Look in the material below for the line with "What Apache ECharts" and the line with "const titleFont = 'bold", then set down exactly those two lines and all lines between, nothing more.

STORED ROWS –
▶
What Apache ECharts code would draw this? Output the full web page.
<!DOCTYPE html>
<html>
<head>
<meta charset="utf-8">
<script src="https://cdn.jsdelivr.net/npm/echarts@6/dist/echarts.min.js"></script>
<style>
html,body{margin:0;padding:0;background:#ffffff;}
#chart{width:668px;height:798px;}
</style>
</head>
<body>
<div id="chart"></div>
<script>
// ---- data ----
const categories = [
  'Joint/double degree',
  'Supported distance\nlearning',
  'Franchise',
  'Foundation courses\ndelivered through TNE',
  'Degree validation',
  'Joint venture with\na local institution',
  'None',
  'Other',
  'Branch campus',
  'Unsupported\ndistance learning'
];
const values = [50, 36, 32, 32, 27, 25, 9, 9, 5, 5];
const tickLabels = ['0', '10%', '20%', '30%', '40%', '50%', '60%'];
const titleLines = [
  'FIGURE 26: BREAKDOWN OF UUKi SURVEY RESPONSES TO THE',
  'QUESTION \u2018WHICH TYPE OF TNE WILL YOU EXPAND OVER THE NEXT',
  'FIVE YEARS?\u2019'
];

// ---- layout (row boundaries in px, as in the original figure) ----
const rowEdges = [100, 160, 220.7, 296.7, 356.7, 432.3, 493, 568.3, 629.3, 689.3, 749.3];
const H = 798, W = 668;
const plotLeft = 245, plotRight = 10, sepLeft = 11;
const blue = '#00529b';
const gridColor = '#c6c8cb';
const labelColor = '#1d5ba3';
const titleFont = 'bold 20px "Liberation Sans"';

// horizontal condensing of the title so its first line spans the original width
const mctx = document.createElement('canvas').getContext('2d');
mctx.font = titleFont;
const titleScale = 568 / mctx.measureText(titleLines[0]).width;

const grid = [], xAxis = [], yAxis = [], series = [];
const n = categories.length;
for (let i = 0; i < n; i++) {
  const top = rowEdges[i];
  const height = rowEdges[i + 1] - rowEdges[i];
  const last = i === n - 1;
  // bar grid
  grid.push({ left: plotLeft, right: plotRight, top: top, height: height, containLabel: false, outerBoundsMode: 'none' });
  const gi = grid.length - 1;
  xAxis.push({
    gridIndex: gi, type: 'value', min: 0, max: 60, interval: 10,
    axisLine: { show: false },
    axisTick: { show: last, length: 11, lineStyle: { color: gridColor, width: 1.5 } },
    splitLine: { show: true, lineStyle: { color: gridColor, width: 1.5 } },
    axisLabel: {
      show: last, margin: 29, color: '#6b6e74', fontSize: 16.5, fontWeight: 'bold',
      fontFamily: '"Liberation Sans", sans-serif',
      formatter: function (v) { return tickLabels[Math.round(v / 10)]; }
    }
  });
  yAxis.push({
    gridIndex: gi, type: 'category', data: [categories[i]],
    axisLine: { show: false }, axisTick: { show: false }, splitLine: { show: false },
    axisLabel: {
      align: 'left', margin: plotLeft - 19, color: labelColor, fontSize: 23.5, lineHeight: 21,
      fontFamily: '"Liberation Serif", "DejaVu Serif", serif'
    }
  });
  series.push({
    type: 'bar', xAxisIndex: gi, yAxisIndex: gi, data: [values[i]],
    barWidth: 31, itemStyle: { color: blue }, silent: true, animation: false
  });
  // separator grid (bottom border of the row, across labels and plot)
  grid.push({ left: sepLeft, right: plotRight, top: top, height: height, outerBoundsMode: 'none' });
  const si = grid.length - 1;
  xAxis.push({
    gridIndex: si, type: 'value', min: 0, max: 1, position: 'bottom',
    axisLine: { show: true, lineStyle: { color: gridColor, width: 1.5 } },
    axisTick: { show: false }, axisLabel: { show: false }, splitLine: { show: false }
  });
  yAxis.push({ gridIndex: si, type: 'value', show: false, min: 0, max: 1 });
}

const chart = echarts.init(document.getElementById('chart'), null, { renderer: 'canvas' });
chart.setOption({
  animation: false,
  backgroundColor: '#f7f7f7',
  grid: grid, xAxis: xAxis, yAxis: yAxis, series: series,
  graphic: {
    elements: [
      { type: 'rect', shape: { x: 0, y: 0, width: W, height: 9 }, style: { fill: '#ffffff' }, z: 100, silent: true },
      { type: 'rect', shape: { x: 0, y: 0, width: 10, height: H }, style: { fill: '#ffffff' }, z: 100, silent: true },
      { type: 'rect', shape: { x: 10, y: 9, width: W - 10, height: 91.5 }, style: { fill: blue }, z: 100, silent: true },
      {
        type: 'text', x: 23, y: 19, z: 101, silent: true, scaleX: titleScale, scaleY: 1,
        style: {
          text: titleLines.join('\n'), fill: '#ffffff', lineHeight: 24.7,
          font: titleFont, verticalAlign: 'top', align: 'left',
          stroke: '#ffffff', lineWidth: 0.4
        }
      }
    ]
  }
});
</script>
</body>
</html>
◀
▶
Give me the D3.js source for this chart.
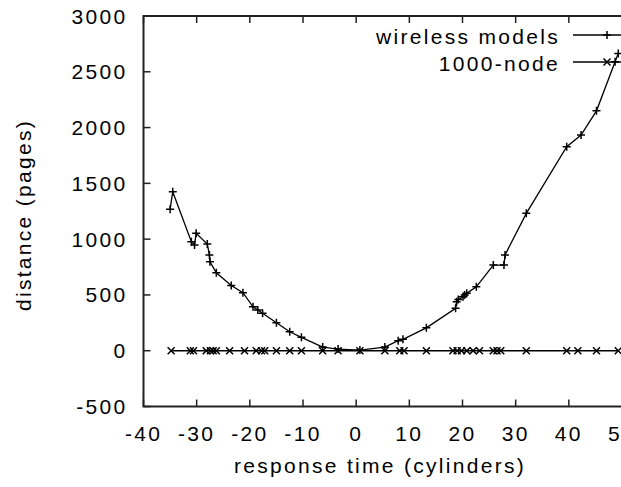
◀
RESPONSE –
What Apache ECharts code would draw this? Output the full web page.
<!DOCTYPE html>
<html>
<head>
<meta charset="utf-8">
<script src="https://cdn.jsdelivr.net/npm/echarts@6/dist/echarts.min.js"></script>
<style>
html,body{margin:0;padding:0;background:#ffffff;}
#chart{width:668px;height:798px;}
</style>
</head>
<body>
<div id="chart"></div>
<script>
// ---- data ----
const categories = [
  'Joint/double degree',
  'Supported distance\nlearning',
  'Franchise',
  'Foundation courses\ndelivered through TNE',
  'Degree validation',
  'Joint venture with\na local institution',
  'None',
  'Other',
  'Branch campus',
  'Unsupported\ndistance learning'
];
const values = [50, 36, 32, 32, 27, 25, 9, 9, 5, 5];
const tickLabels = ['0', '10%', '20%', '30%', '40%', '50%', '60%'];
const titleLines = [
  'FIGURE 26: BREAKDOWN OF UUKi SURVEY RESPONSES TO THE',
  'QUESTION \u2018WHICH TYPE OF TNE WILL YOU EXPAND OVER THE NEXT',
  'FIVE YEARS?\u2019'
];

// ---- layout (row boundaries in px, as in the original figure) ----
const rowEdges = [100, 160, 220.7, 296.7, 356.7, 432.3, 493, 568.3, 629.3, 689.3, 749.3];
const H = 798, W = 668;
const plotLeft = 245, plotRight = 10, sepLeft = 11;
const blue = '#00529b';
const gridColor = '#c6c8cb';
const labelColor = '#1d5ba3';
const titleFont = 'bold 20px "Liberation Sans"';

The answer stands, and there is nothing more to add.